Dole is either woefully ignorant for a man who wants to be president or so deep in the pockets of tobacco lobbyists that he may as well scratch the pimples on their butts for them while he's down there.
Any legitimate debate on whether cigarette smoking is addicting ended 20 years ago. Beyond the scientific evidence, everybody who has ever had a cigarette habit knows it's addicting. Even Dole admits he's a former smoker who had a difficult time quitting.
The vast majority of smokers would like to quit but can't. They have made many painful attempts. The vast majority of former smokers say quitting was one of the toughest things they ever did. They failed in many attempts before they finally succeeded.
A visit to the Tobacco Institute in 1979, when I was reporting for the Star-Bulletin in Washington, D.C., inspired my decision to quit.
I was offended by the way a tobacco spokesman on TV so blithely dismissed the latest surgeon general's report on the health hazards of cigarettes. I made an appointment to ask how he could in good conscience defend with such dubious information something that was causing so much harm to so many people.
When I arrived at the Tobacco Institute, the offices were thick with smoke and foul-smelling even to a heavy smoker. Employees had weeds in their mouths and overflowing ashtrays. If someone had asked, "Who let the haole in here?" I would have sworn I was back in the Hilo High boys' restroom during lunch break.
The spokesman I had gone to see repeated the industry's line with glazed eyes. I couldn't get a rise out of him with my cutting questions. I left determined not to give these people any more of my money.
Ten years later, I was still smoking. I had tried going cold-turkey. I enrolled in a hospital's program. I submitted to both individual and group hypnosis. I bought self-help books and nicotine gum.
Each time I would quit for a short time and then revert. I later figured out that I had been running a mental calculator. I would resume smoking to the day I had saved enough from cigarettes to cover whatever I had shelled out for the latest treatment course.
In 1991, a heart doctor visiting the Star-Bulletin saw me smoking in the lobby and said I should try the new nicotine patch coming out.
A few days later, literature from him arrived in the mail. I read about how the patches mainlined nicotine into your blood 24 hours a day; about how you had to move the patches often because nicotine is a powerful poison that damages the skin.

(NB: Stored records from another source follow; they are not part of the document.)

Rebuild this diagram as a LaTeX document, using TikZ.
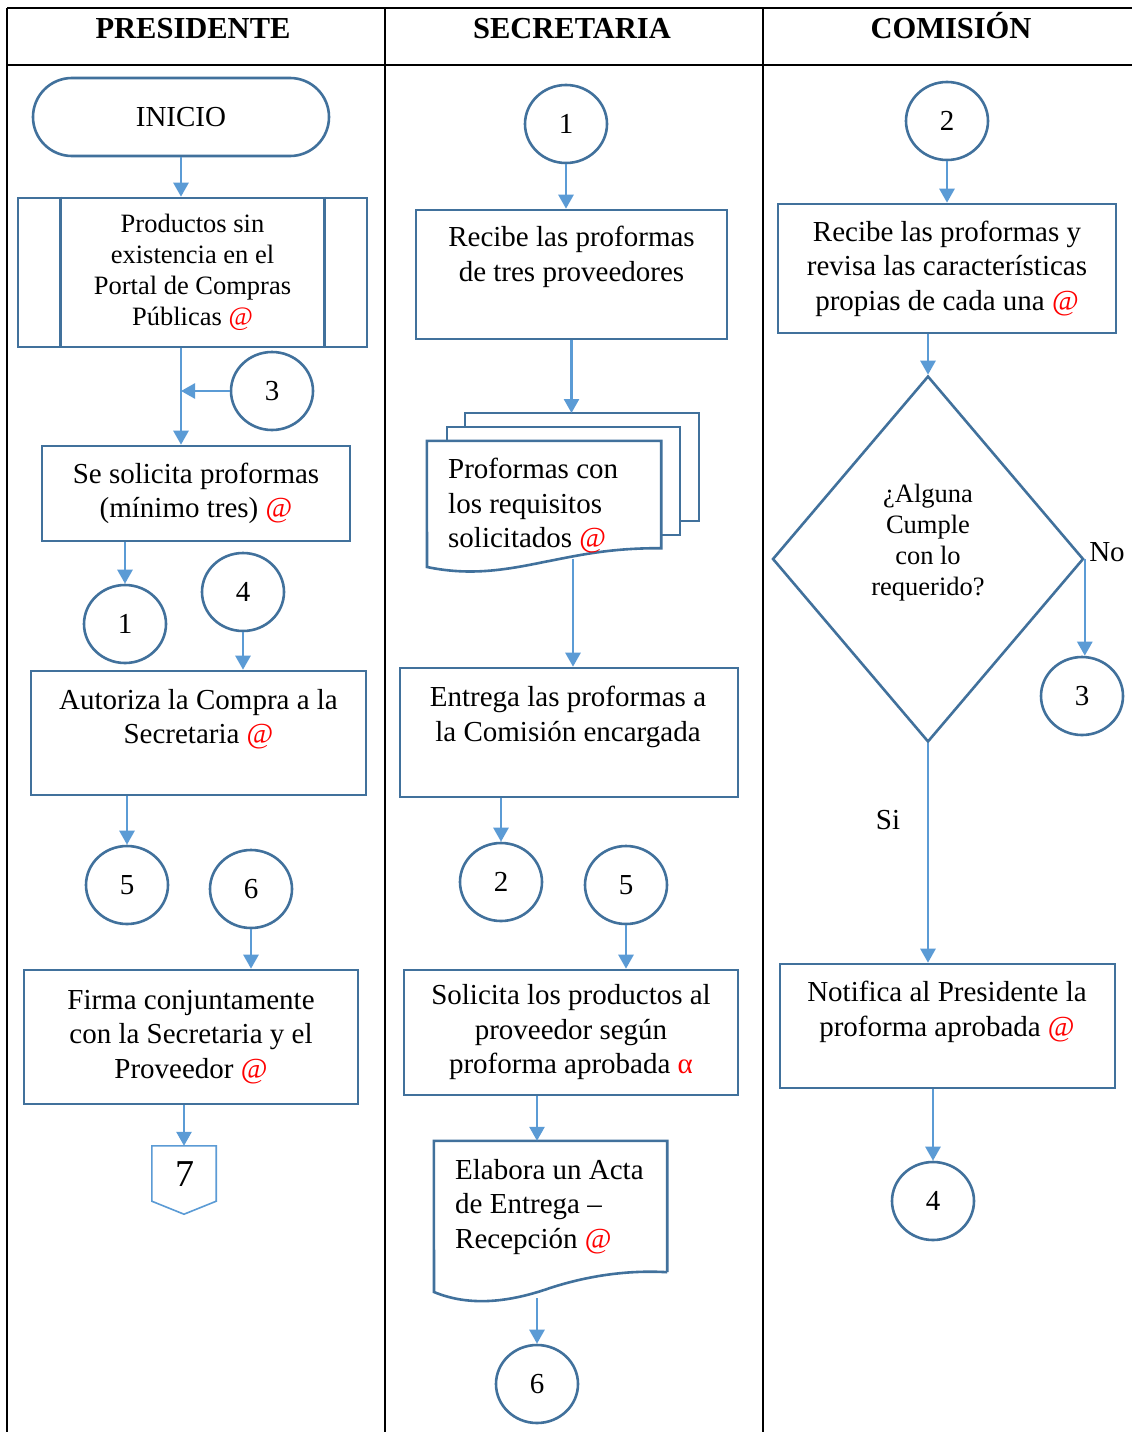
\documentclass[tikz,border=0pt]{standalone}
\usepackage{fontspec}
\setmainfont{Liberation Serif}
\usetikzlibrary{arrows.meta,shapes.geometric}
\definecolor{bord}{RGB}{65,113,156}
\definecolor{flow}{RGB}{91,155,213}
\definecolor{mark}{RGB}{255,0,0}
\newcommand{\bodyfont}{\fontsize{29}{34.5}\selectfont}
\newcommand{\smallfont}{\fontsize{26.5}{31}\selectfont}
\newcommand{\arroba}{\textcolor{mark}{@}}
\tikzset{
  grid/.style={draw=black, line width=2pt},
  box/.style={draw=bord, line width=2.6pt, fill=white, inner sep=0pt},
  boxline/.style={draw=bord, line width=2.6pt},
  txt/.style={inner sep=0pt, align=center, font=\bodyfont},
  ltxt/.style={inner sep=0pt, align=left, anchor=west, font=\bodyfont},
  head/.style={inner sep=0pt, anchor=base, font=\fontsize{30.5}{34}\selectfont\bfseries},
  circ/.style={ellipse, draw=bord, line width=2.6pt, fill=white, minimum width=82pt, minimum height=78pt, inner sep=0pt, font=\bodyfont},
  lab/.style={inner sep=0pt, font=\bodyfont},
  arr/.style={draw=flow, line width=2.6pt, -{Triangle[length=14pt,width=15pt]}},
}
\begin{document}
\begin{tikzpicture}[x=1pt,y=-1pt]
\fill[white] (0,0) rectangle (1132,1432);
\useasboundingbox (0,0) rectangle (1132,1432);

% swimlane table
\draw[grid] (7,8) -- (1132,8);
\draw[grid] (7,65) -- (1132,65);
\draw[grid] (7,8) -- (7,1432);
\draw[grid] (385,8) -- (385,1432);
\draw[grid] (763,8) -- (763,1432);
\node[head] (hp) at (193,38) {PRESIDENTE};
\node[head] (hs) at (572,38) {SECRETARIA};
\node[head] (hc) at (951,38) {COMISIÓN};

% ---------- PRESIDENTE ----------
\node[box, rounded corners=39pt, minimum width=296pt, minimum height=78pt, font=\bodyfont] (inicio) at (181,117) {INICIO};
\node[box, minimum width=349pt, minimum height=149pt, font=\smallfont, align=center] (pp) at (192.5,272.5)
  {Productos sin\\existencia en el\\Portal de Compras\\Públicas \arroba};
\draw[boxline] ([xshift=44pt]pp.north west) -- ([xshift=44pt]pp.south west);
\draw[boxline] ([xshift=-44pt]pp.north east) -- ([xshift=-44pt]pp.south east);
\node[circ] (n3a) at (272,391) {3};
\node[box, minimum width=308pt, minimum height=95pt, font=\bodyfont, align=center] (ss) at (196,493.5)
  {Se solicita proformas\\(mínimo tres) \arroba};
\draw[arr] (inicio.south) -- (inicio.south |- pp.north);
\draw[arr] (pp.south -| inicio.south) -- (ss.north -| inicio.south);
\draw[arr] (n3a.west) -- (n3a.west -| inicio.south);

\node[circ] (n1a) at (125,624) {1};
\node[circ] (n4a) at (243,592) {4};
\draw[arr] (ss.south -| n1a) -- (n1a.north);
\node[box, minimum width=335pt, minimum height=124pt] (aut) at (198.5,733) {};
\node[txt] (autt) at (198.5,719) {Autoriza la Compra a la\\Secretaria \arroba};
\draw[arr] (n4a.south) -- (n4a.south |- aut.north);

\node[circ] (n5a) at (127,885) {5};
\node[circ] (n6a) at (251,889) {6};
\draw[arr] (aut.south -| n5a) -- (n5a.north);
\node[box, minimum width=334pt, minimum height=134pt, font=\bodyfont, align=center] (fir) at (191,1037)
  {Firma conjuntamente\\con la Secretaria y el\\Proveedor \arroba};
\draw[arr] (n6a.south) -- (n6a.south |- fir.north);

% off-page connector
\node[inner sep=0pt, minimum width=64pt, minimum height=68pt] (off) at (184,1180) {};
\draw[draw=flow, line width=1.6pt] (off.north west) -- (off.north east) -- ([yshift=13pt]off.south east)
  -- (off.south) -- ([yshift=13pt]off.south west) -- cycle;
\node[inner sep=0pt, font=\fontsize{38}{40}\selectfont] (offt) at (185,1174) {7};
\draw[arr] (fir.south -| off) -- (off.north);

% ---------- SECRETARIA ----------
\node[circ] (n1b) at (566,124) {1};
\node[box, minimum width=311pt, minimum height=129pt] (rec) at (571.5,274.5) {};
\node[txt] (rect) at (571.5,257) {Recibe las proformas\\de tres proveedores};
\draw[arr] (n1b.south) -- (n1b.south |- rec.north);

% stacked documents
\coordinate (mdb) at (582,413);
\draw[boxline, fill=white] (465,441) -- (465,413) -- (699,413) -- (699,521) -- (680,521);
\draw[boxline, fill=white] (447,441) -- (447,427) -- (680,427) -- (680,535) -- (661,535);
\node[inner sep=0pt, minimum width=234pt, minimum height=107pt] (md) at (544,494.5) {};
\draw[boxline, fill=white] (md.north west) -- (md.north east) -- (md.south east)
  .. controls (610,548) and (580,555) .. (544,562)
  .. controls (505,570) and (470,576) .. (427,567) -- cycle;
\node[ltxt] (mdt) at (448,506) {Proformas con\\los requisitos\\solicitados \arroba};
\draw[arr] (rec.south) -- (rec.south |- mdb);
\coordinate (mdout) at (573,559);

\node[box, minimum width=338pt, minimum height=129pt] (ent) at (569,732.5) {};
\node[txt] (entt) at (568,717) {Entrega las proformas a\\la Comisión encargada};
\draw[arr] (mdout) -- (mdout |- ent.north);

\node[circ] (n2b) at (501,882) {2};
\node[circ] (n5b) at (626,885) {5};
\draw[arr] (ent.south -| n2b) -- (n2b.north);
\node[box, minimum width=334pt, minimum height=125pt, font=\bodyfont, align=center] (sol) at (571,1032.5)
  {Solicita los productos al\\proveedor según\\proforma aprobada \textcolor{mark}{α}};
\draw[arr] (n5b.south) -- (n5b.south |- sol.north);

% document shape
\node[inner sep=0pt, minimum width=233pt, minimum height=131pt] (el) at (550.5,1206.5) {};
\draw[boxline, fill=white] (el.south east) -- (el.north east) -- (el.north west) -- (434,1292)
  .. controls (470,1307) and (510,1302) .. (550,1288)
  .. controls (590,1275) and (630,1270) .. (el.south east);
\node[ltxt] (elt) at (455,1207) {Elabora un Acta\\de Entrega –\\Recepción \arroba};
\node[circ] (n6b) at (537,1384) {6};
\draw[arr] (sol.south -| n6b) -- (el.north -| n6b);
\coordinate (elout) at (537,1298);
\draw[arr] (elout) -- (n6b.north);

% ---------- COMISION ----------
\node[circ] (n2c) at (947,121) {2};
\node[box, minimum width=338pt, minimum height=129pt, font=\bodyfont, align=center] (rc) at (947,268.5)
  {Recibe las proformas y\\revisa las características\\propias de cada una \arroba};
\draw[arr] (n2c.south) -- (n2c.south |- rc.north);

\node[diamond, draw=bord, line width=2.6pt, fill=white, inner sep=0pt, minimum width=311pt, minimum height=366pt] (dia) at (928,559) {};
\node[txt, font=\smallfont] (diat) at (928,543) {¿Alguna\\Cumple\\con lo\\requerido?};
\draw[arr] (rc.south -| dia.north) -- (dia.north);

\node[circ] (n3c) at (1082,696) {3};
\draw[arr] (dia.east) -- (dia.east |- n3c.north);
\node[lab] (no) at (1107,552) {No};
\node[lab] (si) at (888,820) {Si};

\node[box, minimum width=335pt, minimum height=124pt] (not) at (947.5,1026) {};
\node[txt] (nott) at (947,1012) {Notifica al Presidente la\\proforma aprobada \arroba};
\draw[arr] (dia.south) -- (dia.south |- not.north);

\node[circ] (n4c) at (933,1201) {4};
\draw[arr] (not.south -| n4c) -- (n4c.north);
\end{tikzpicture}
\end{document}
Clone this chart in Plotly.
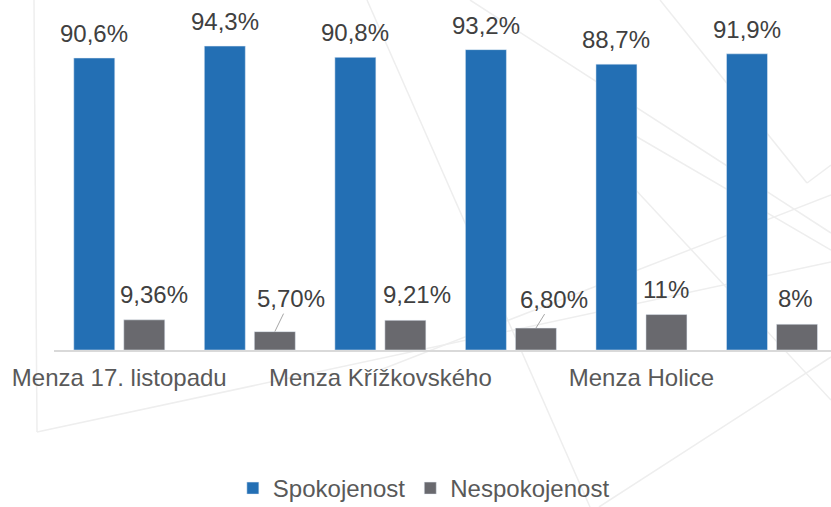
import plotly.graph_objects as go

# ---- data ----
menzy = ["Menza 17. listopadu", "Menza Křížkovského", "Menza Holice"]
spokojenost = [90.6, 94.3, 90.8, 93.2, 88.7, 91.9]
nespokojenost = [9.36, 5.70, 9.21, 6.80, 11, 8]
spok_labels = ["90,6%", "94,3%", "90,8%", "93,2%", "88,7%", "91,9%"]
nesp_labels = ["9,36%", "5,70%", "9,21%", "6,80%", "11%", "8%"]

# ---- styling ----
W, H = 831, 507
ML, MR, MT, MB = 54, 0, 0, 157
FONT = "Liberation Sans, Arial, sans-serif"
BLUE = "#236fb4"
GRAY = "#69696e"
LABEL_C = "#404040"
AXIS_C = "#595959"

xs = list(range(len(spokojenost)))

fig = go.Figure()
fig.add_trace(go.Bar(name="Spokojenost", x=xs, y=spokojenost,
                     marker=dict(color=BLUE), hoverinfo="skip"))
fig.add_trace(go.Bar(name="Nespokojenost", x=xs, y=nespokojenost,
                     marker=dict(color=GRAY), hoverinfo="skip"))

annotations = []
# blue labels, centered above bars
for i, (v, t) in enumerate(zip(spokojenost, spok_labels)):
    annotations.append(dict(x=i, y=v, xref="x", yref="y", text=t, showarrow=False,
                            xanchor="center", yanchor="bottom", xshift=-25, yshift=9,
                            font=dict(family=FONT, size=24, color=LABEL_C)))
# gray labels (some manually offset as in the original, two with leader lines)
nesp_dx = [10, 16, 11.5, 18, 0, -1]
nesp_leader = [False, True, False, True, False, False]
nesp_ay = [0, -33, 0, -29, 0, 0]
for i, (v, t) in enumerate(zip(nespokojenost, nesp_labels)):
    if nesp_leader[i]:
        annotations.append(dict(x=i, y=v, xref="x", yref="y", text=t, showarrow=True,
                                arrowhead=0, arrowwidth=1, arrowcolor="#a6a6a6",
                                ax=nesp_dx[i], ay=nesp_ay[i], xshift=25,
                                font=dict(family=FONT, size=24, color=LABEL_C)))
    else:
        annotations.append(dict(x=i, y=v, xref="x", yref="y", text=t, showarrow=False,
                                xanchor="center", yanchor="bottom", xshift=25 + nesp_dx[i], yshift=10,
                                font=dict(family=FONT, size=24, color=LABEL_C)))

# faint decorative background lines (pixel coordinates -> paper)
pw = W - ML - MR
ph = H - MT - MB
def px(x):
    return (x - ML) / pw
def py(y):
    return (H - MB - y) / ph

deco = [
    ((34, 0), (37, 432)),
    ((37, 432), (831, 262)),
    ((367, 0), (590, 507)),
    ((470, 0), (831, 233)),
    ((660, 0), (807, 183)),
    ((807, 183), (831, 165)),
    ((620, 127), (831, 250)),
    ((831, 195), (380, 370)),
    ((633, 187), (831, 400)),
    ((831, 357), (599, 507)),
]
shapes = []
for (x0, y0), (x1, y1) in deco:
    shapes.append(dict(type="line", xref="paper", yref="paper",
                       x0=px(x0), y0=py(y0), x1=px(x1), y1=py(y1),
                       line=dict(color="#eeeeee", width=1.5), layer="below"))

fig.update_layout(
    width=W, height=H,
    margin=dict(l=ML, r=MR, t=MT, b=MB, pad=0, autoexpand=False),
    paper_bgcolor="white", plot_bgcolor="rgba(0,0,0,0)",
    barmode="group", bargap=0.234, bargroupgap=0.18,
    font=dict(family=FONT, size=24, color=AXIS_C),
    showlegend=True,
    legend=dict(orientation="h", x=0.476, xanchor="center", y=-0.46, yanchor="bottom",
                font=dict(family=FONT, size=24, color=AXIS_C),
                bgcolor="rgba(0,0,0,0)", itemclick=False, itemdoubleclick=False),
    annotations=annotations,
    shapes=shapes,
)
fig.update_xaxes(range=[-0.5, 5.452], tickmode="array", tickvals=[0, 2, 4], ticktext=menzy,
                 showline=True, linecolor="#d9d9d9", linewidth=2, ticks="",
                 ticklabelstandoff=5,
                 showgrid=False, zeroline=False, fixedrange=True, automargin=False,
                 tickfont=dict(family=FONT, size=24, color=AXIS_C))
fig.update_yaxes(range=[0, 108.6], visible=False, showgrid=False, zeroline=False,
                 fixedrange=True, automargin=False)

fig.write_html("out.html", config={"displayModeBar": False},
               post_script="document.body.style.margin='0';document.body.style.overflow='hidden';")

AS I drifted off to sleep that night, I wondered how I had lost so much control that I would have to subject myself to that. I must have done a lot of dreaming because I woke up with no desire to smoke and have not been seriously tempted since.
When I later realized I had I actually quit, my greatest satisfaction came not from how much better I felt, but from knowing I had finally beat the tobacco boys. They already had about $25,000 of my money and a good percentage of my lung capacity, but they would get no more.
And Bob Dole won't get a break from the talk-show ridicule until he ends his sleazy affair with these guys and gets back into bed with Elizabeth, where he belongs.